Running dbt docs serve
will launch the documentation in a local website.
Testing your model
For those of you familiar with Great Expectations or even table constraints, the tests that dbt will run will be run against the data itself rather than testing the processes.
Tests are added to the schema file and are associated with a column.
models:
- name: gold_delays
description: Contains the average delay for each flight and airport in 2014
columns:
- name: TripId
description: Primary key
tests:
- unique
- not_null
Using the schema approach is a generic approach to applying tests.
You can create more specific tests by writing SQL and storing those test scripts in the tests folder.
SELECT
TripId,
SUM(Distance) AS TotalDistance
FROM {{ ref('gold_delays' )}}
GROUP BY 1
HAVING NOT(TotalDistance >= 0)
Executing dbt test
will run those tests and produce an output in the terminal.
Our TripId test failed, which means we’ll need to inspect the logic for producing the column and make sure that it is unique, so that the test can evaluate as true.
Summary
Using the Flights data we’ve created a basic model, we’ve documented it and we’ve run some tests against it.
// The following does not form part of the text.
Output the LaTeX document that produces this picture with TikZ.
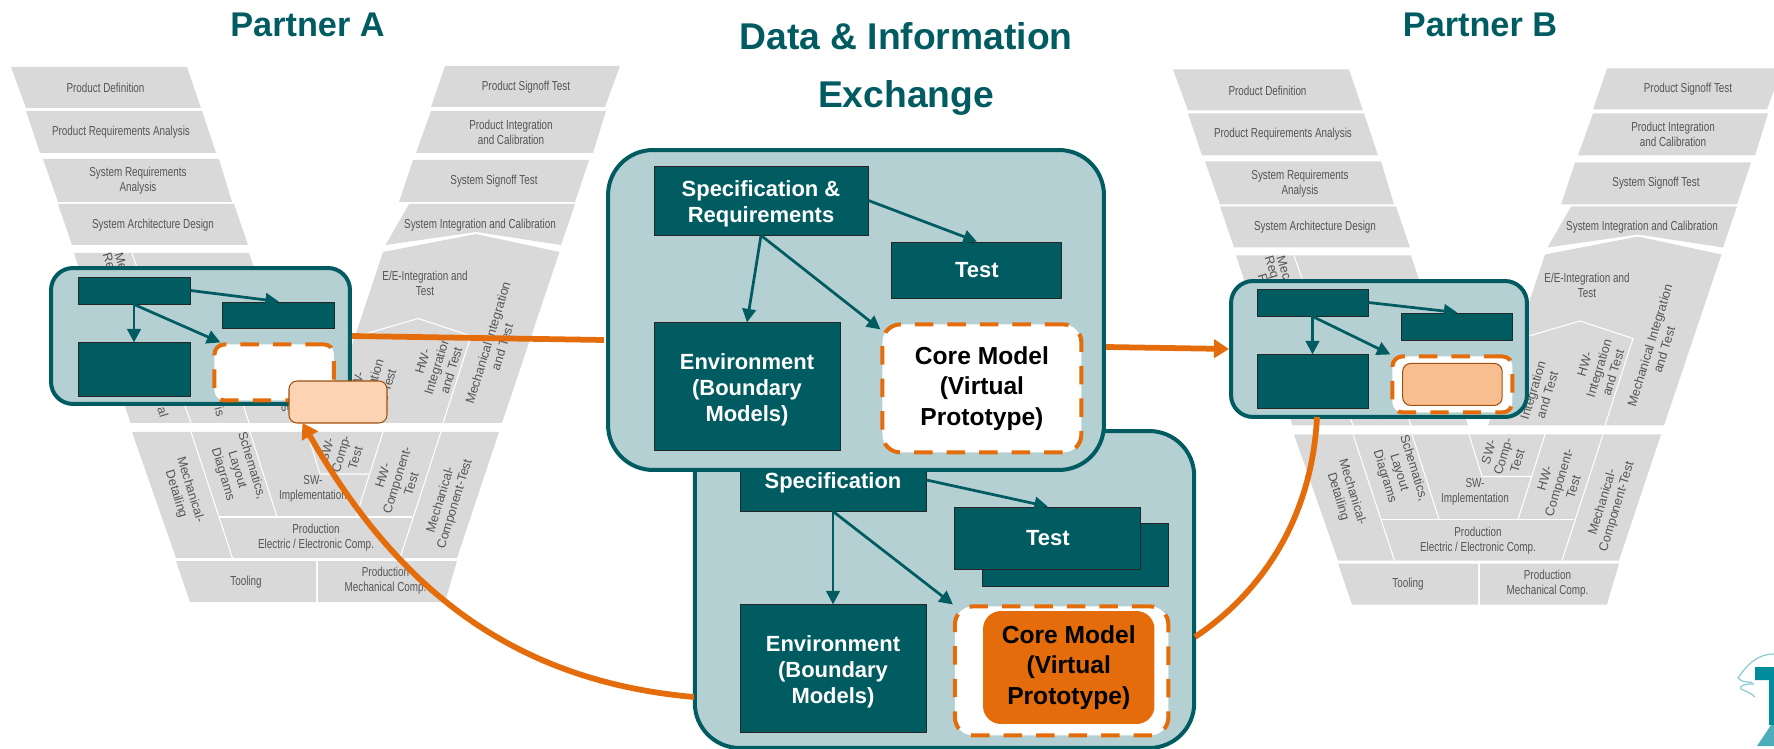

What we haven’t done, is explore some more complex features of dbt such as Snapshots, Incremental loading, deployment, scheduling, and seed files.
For what we’ve demonstrated in this blog post, dbt has made the process of creating, documenting, and testing a data model really easy. We’ll soon be exploring how well it handles more complex use cases – namely Incremental loading and Snapshots in a follow-up series of posts.
Hope you’ve enjoyed reading and following along – the full code for this post can be found in GitHub.